Oktober 2021: Startschuss für den "Adler" trotz Kostensteigerung
Nach den Verzögerungen des Bauprojekts wurden die Kosten neu berechnet. Die Planer gehen wegen gestiegener Baukosten von Mehrkosten in Höhe von rund 900.000 Euro aus. "Es wird finanziell nicht leicht werden, aber wir werden es schaffen", ist sich Bürgermeisterin Susanne Fischer sicher. "Lasst uns mutig sein und gemeinsam den Weg gehen." Einstimmig spricht sich der gesamte Marktrat für den Projektstart aus und dafür, dass die Bürgermeisterin den Erbbaurechtsvertrag mit der Familie Fugger unterzeichnet.

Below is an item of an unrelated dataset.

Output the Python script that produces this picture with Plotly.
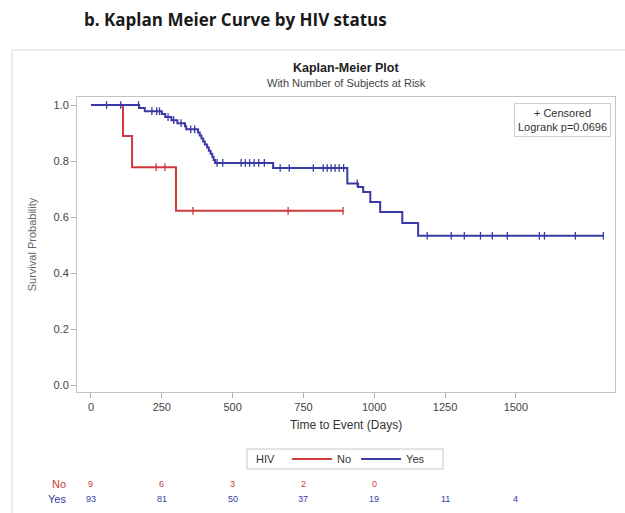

März 2022: Der Stadel hinter dem Gasthof zum Adler wird abgerissen, damit dort der Anbau des Bürger- und Kulturzentrums entstehen kann.
Mai 2022: Spatenstich für den Umbau des Gasthofs zum Adler zu einem Bürger- und Kulturzentrum mit zahlreichen Vereinen. Man rechnet mit Kosten von 6,76 Millionen Euro.
August 2022: Der Dachstuhl des Kirchheimer Gasthofs wird saniert.
Oktober 2022: Bei der Bürgerversammlung ist von 6,8 Millionen Euro Kosten die Rede. Für den „Adler“ sei die Wärmeversorgung durch das Haus Fugger gesichert, heißt es.
Mai 2023: Die Kosten sind auf sieben Millionen Euro gestiegen.
Kirchheim muss aufgrund verschiedener Projekte (Kindergartenausbau, Schulsanierung und -anbau, Adler-Umbau) den Rotstift ansetzen. Im Rahmen der Besprechungen ist inzwischen von Kosten in Höhe von sieben Millionen Euro für den Adler die Rede.
Juni 2023: Ein eigener Ausschuss für den Adler.
Bislang kümmerte sich ein Projektteam innerhalb des Ortsentwicklungsausschusses um den Adler - nun gibt es einen eigenen Ausschuss für das Bürger- und Kulturzentrum. Mitglieder sind: Bürgermeisterin Susanne Fischer, vertreten von Zweiter Bürgermeisterin Christine Vogginger; Georg Baur, vertreten von Erich Wörishofer; Jürgen Glogger, vertreten von Wolfgang Höld; Markus Mößnang, vertreten von Stefan Gutser; Manfred Raupach, vertreten von Helmut Rampp; Karl Scheifele, vertreten von Georg Hampp; Christine Vogginger, vertreten von Werner Baur.
Oktober 2023: Kirchheims Bürgermeisterin Susanne Fischer spricht auf der Bürgerversammlung von Kosten in Höhe von 7,4 Millionen Euro.
Oktober 2023: Die Kosten steigen auf 7,4 Millionen Euro.
Wie Bürgermeisterin Susanne Fischer in der Bürgerversammlung erklärt, ist die Fertigstellung des Adlers für Herbst 2024 geplant. Derzeit kalkuliere man mit Kosten von 7,4 Millionen Euro. Die Bürgermeisterin betonte, dass sich die Förderung den gestiegenen Kosten anpassen werde – der Markt bekomme 80 Prozent der förderfähigen Kosten erstattet. Die Nahwärme-Versorgung über das Haus Fugger kann nicht realisiert werden, jetzt kommt ein Gasanschluss. Die Firma Steiger Complete aus Mindelheim suche derzeit einen Pächter für den Gasthof.